Wikipedia states on the page of the halting problem, "For any program f that might determine if programs halt, a "pathological" program g called with an input can pass its own source and its input to f and then specifically do the opposite of what f predicts g will do."

Suppose we have 2 neural networks, approximating f and g (allowing infinite size and depth limits). Is it wrong to assume that these two NNs can participate in a zero-sum game against each other, and that the Nash equilibrium (if it exists) of these 2 NNs contains the solution to the halting problem?

## 2 Answers

Turing proved that the halting problem is undecidable.

No algorithm that you can come up with will solve the halting problem.

It is not quite clear to me what you have in mind with infinite size + depth limits for your neural net, but once you have sorted that out you should end up with the following game:

Player I plays a program p, and Player II plays a program q.
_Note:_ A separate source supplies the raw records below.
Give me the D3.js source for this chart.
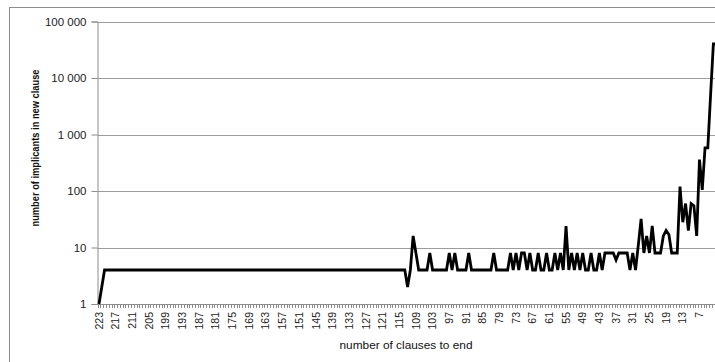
<!DOCTYPE html>
<html><head><meta charset="utf-8">
<script src="https://cdnjs.cloudflare.com/ajax/libs/d3/7.8.5/d3.min.js"></script>
<style>html,body{margin:0;padding:0;background:#fff;overflow:hidden}</style>
</head><body>
<script>
// categories: number of clauses to end (223 down to 1)
const categories = d3.range(223, 0, -1);
// tick labels shown every 6 categories (223 ... 7)
const tickLabels = d3.range(223, 6, -6);
const yTicks = [1, 10, 100, 1000, 10000, 100000];
const yTickLabels = ["1", "10", "100", "1 000", "10 000", "100 000"];
// values, in the same order as categories
const flat221to113 = new Array(109).fill(4);
const values = [1, 2].concat(flat221to113, [
  2, 4, 16, 8, 4, 4, 4, 4, 8, 4, 4, 4, 4, 4, 4, 8, 4, 8, 4, 4, 4, 4, 8, // 112..90
  4, 4, 4, 4, 4, 4, 4, 4, 8, 4, 4, 4, 4, 4,                            // 89..76
  8, 4, 8, 4, 8, 8, 4, 8, 4, 4, 8, 4, 4, 8, 4, 4, 8, 4, 8, 4,           // 75..56
  24, 4, 8, 4, 8, 4, 8, 4, 4, 8, 4, 4, 8, 4, 8,                         // 55..41
  8, 8, 8, 6, 8, 8, 8, 8, 4, 8, 4, 11, 32, 8, 16, 8, 24, 8, 8, 8,      // 40..21
  16, 20, 17, 8, 8, 8, 120, 28, 60, 20, 60, 55, 16, 360, 105, 580, 580, 5000, 40000, 40000 // 20..1
]);
const seriesName = "number of implicants in new clause";

const W = 715, H = 362;
const svg = d3.select("body").append("svg").attr("width", W).attr("height", H)
  .style("font-family", "'Liberation Sans', Arial, sans-serif");
svg.append("rect").attr("width", W).attr("height", H).attr("fill", "#fff");
// chart area border
svg.append("rect").attr("x", 9.5).attr("y", 7.5).attr("width", 800).attr("height", 400)
  .attr("fill", "none").attr("stroke", "#8c8c8c").attr("stroke-width", 1);

const plotLeft = 97.6, step = 2.78, plotTop = 21.5, plotBottom = 304;
const x = d3.scaleBand().domain(categories).range([plotLeft, plotLeft + categories.length * step]).padding(0);
const y = d3.scaleLog().domain([1, 100000]).range([plotBottom, plotTop]);
const cx = c => x(c) + x.bandwidth() / 2;

// gridlines
svg.append("g").selectAll("line").data(yTicks.slice(1)).join("line")
  .attr("x1", plotLeft).attr("x2", W + 20)
  .attr("y1", d => Math.round(y(d)) + 0.5).attr("y2", d => Math.round(y(d)) + 0.5)
  .attr("stroke", "#9c9c9c").attr("stroke-width", 1);

// y axis
const yAxis = d3.axisLeft(y).tickValues(yTicks).tickFormat((d, i) => yTickLabels[i]).tickSize(6).tickPadding(5);
const gy = svg.append("g").attr("transform", `translate(${Math.round(plotLeft) - 0.5},0)`).call(yAxis);
gy.select(".domain").attr("stroke", "#8c8c8c");
gy.selectAll(".tick line").attr("stroke", "#8c8c8c");
gy.selectAll(".tick text").attr("font-size", 11.5).attr("fill", "#222")
  .attr("font-family", "'Liberation Sans', Arial, sans-serif");

// x axis line
svg.append("line").attr("x1", plotLeft - 1).attr("x2", W + 20).attr("y1", plotBottom + 0.5).attr("y2", plotBottom + 0.5)
  .attr("stroke", "#8c8c8c");
// x minor ticks at each category boundary
svg.append("g").selectAll("line").data(d3.range(categories.length + 1)).join("line")
  .attr("x1", i => Math.round(plotLeft + i * step) + 0.5).attr("x2", i => Math.round(plotLeft + i * step) + 0.5)
  .attr("y1", plotBottom).attr("y2", plotBottom + 4)
  .attr("stroke", "#8c8c8c").attr("stroke-width", 1);
// x tick labels
svg.append("g").selectAll("text").data(tickLabels).join("text")
  .attr("transform", d => `translate(${cx(d)},${plotBottom + 8}) rotate(-90)`)
  .attr("text-anchor", "end").attr("dy", "0.35em")
  .attr("font-size", 10.5).attr("fill", "#222").text(d => d);

// line
const line = d3.line().x((d, i) => cx(categories[i])).y(d => y(d));
svg.append("path").datum(values).attr("d", line)
  .attr("fill", "none").attr("stroke", "#000").attr("stroke-width", 2.8)
  .attr("stroke-linejoin", "miter").attr("stroke-miterlimit", 3);

// axis titles
svg.append("text").attr("x", 406).attr("y", 349).attr("text-anchor", "middle")
  .attr("font-size", 11).attr("fill", "#111").attr("textLength", 133).attr("lengthAdjust", "spacingAndGlyphs")
  .text("number of clauses to end");
svg.append("text").attr("transform", "translate(39,148) rotate(-90)").attr("text-anchor", "middle")
  .attr("font-size", 11).attr("font-weight", "bold").attr("fill", "#111")
  .attr("textLength", 157).attr("lengthAdjust", "spacingAndGlyphs")
  .text(seriesName);
</script>
</body></html>
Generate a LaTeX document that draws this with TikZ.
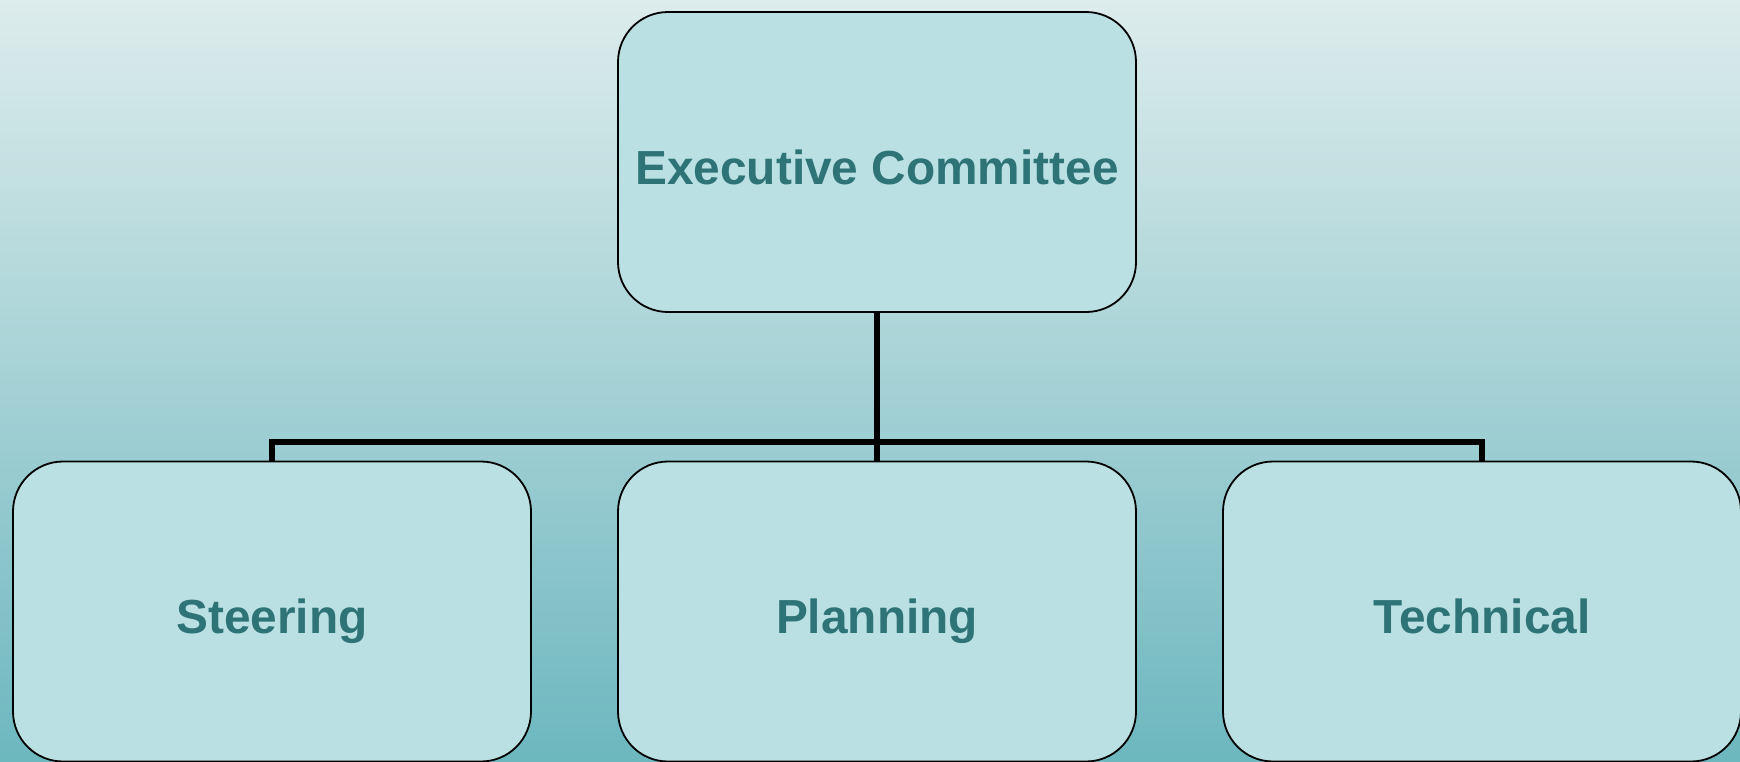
\documentclass[tikz,border=0pt]{standalone}
\usepackage{fontspec}
\setmainfont{Liberation Sans}
\usepackage{tikz}
\definecolor{bgtop}{HTML}{DDECEC}
\definecolor{bgbot}{HTML}{6DB7BF}
\definecolor{boxfill}{HTML}{BAE0E3}
\definecolor{boxtext}{HTML}{2E7376}
\tikzset{unit/.style={draw,fill=boxfill,rounded corners=25pt,line width=0.9pt,
		minimum width=259pt,minimum height=150pt,text height=22pt,text depth=0pt,
		text=boxtext,font=\fontsize{23.9pt}{28pt}\selectfont\bfseries},
	edge from parent/.style=
	{draw,line width=2.8pt,edge from parent path={(\tikzparentnode.south) -- ++(0,-64.5pt) -| (\tikzchildnode.north)}},
	level distance=224.75pt}

\begin{document}
\begin{tikzpicture}[x=0.5pt,y=-0.5pt,level/.style={sibling distance=302.5pt}]
\useasboundingbox (0,0) rectangle (1740,761);
\shade[top color=bgtop,bottom color=bgbot] (0,0) rectangle (1740,761);
\node [unit] (exec) at (877,162) {Executive Committee}
  child {node [unit] (steer) {Steering}}
  child {node [unit] (plan) {Planning}}
  child {node [unit] (tech) {Technical}};
\end{tikzpicture}
\end{document}
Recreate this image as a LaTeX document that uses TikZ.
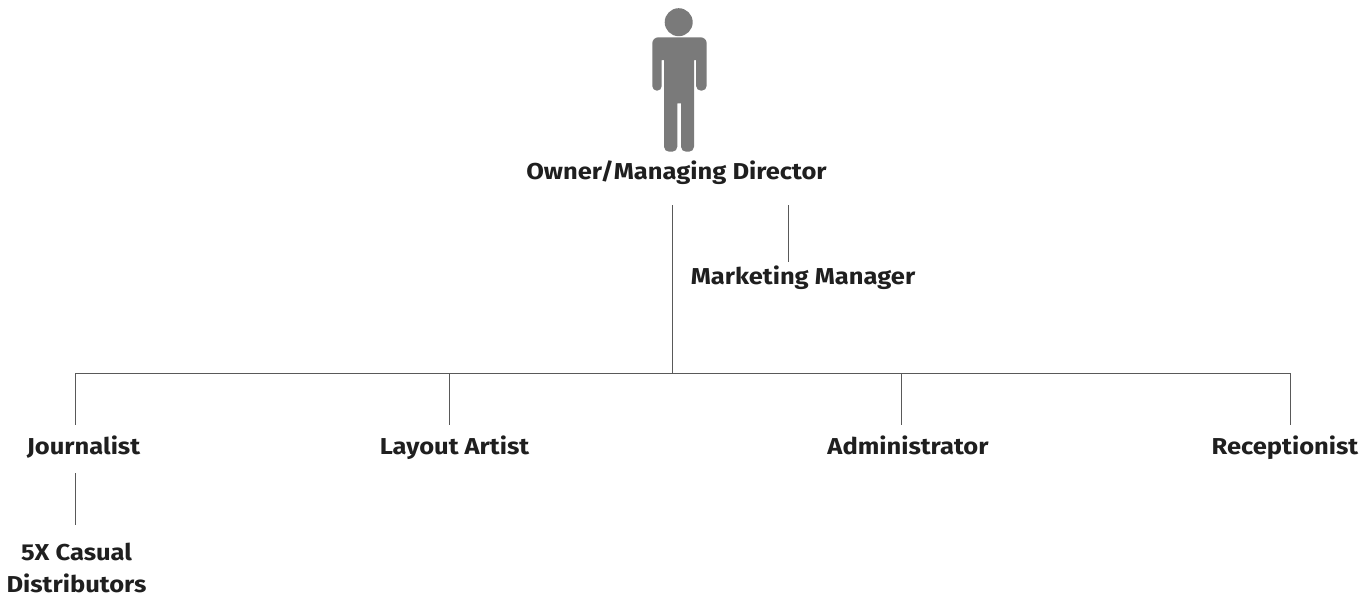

Player 1 wins iff p halts on input q, and answer Yes if q halts on input q, and No otherwise. Player 2 wins iff Player 1 doesnt.

This game has no Nash equilibrium. Player I always has a winning best response amongst the programs "just output Yes" and "just output No". The diagonalization construction from the proof that the Halting problem is undecidable tells us how Player II could compute a winning best response if she knew Player I's choice p.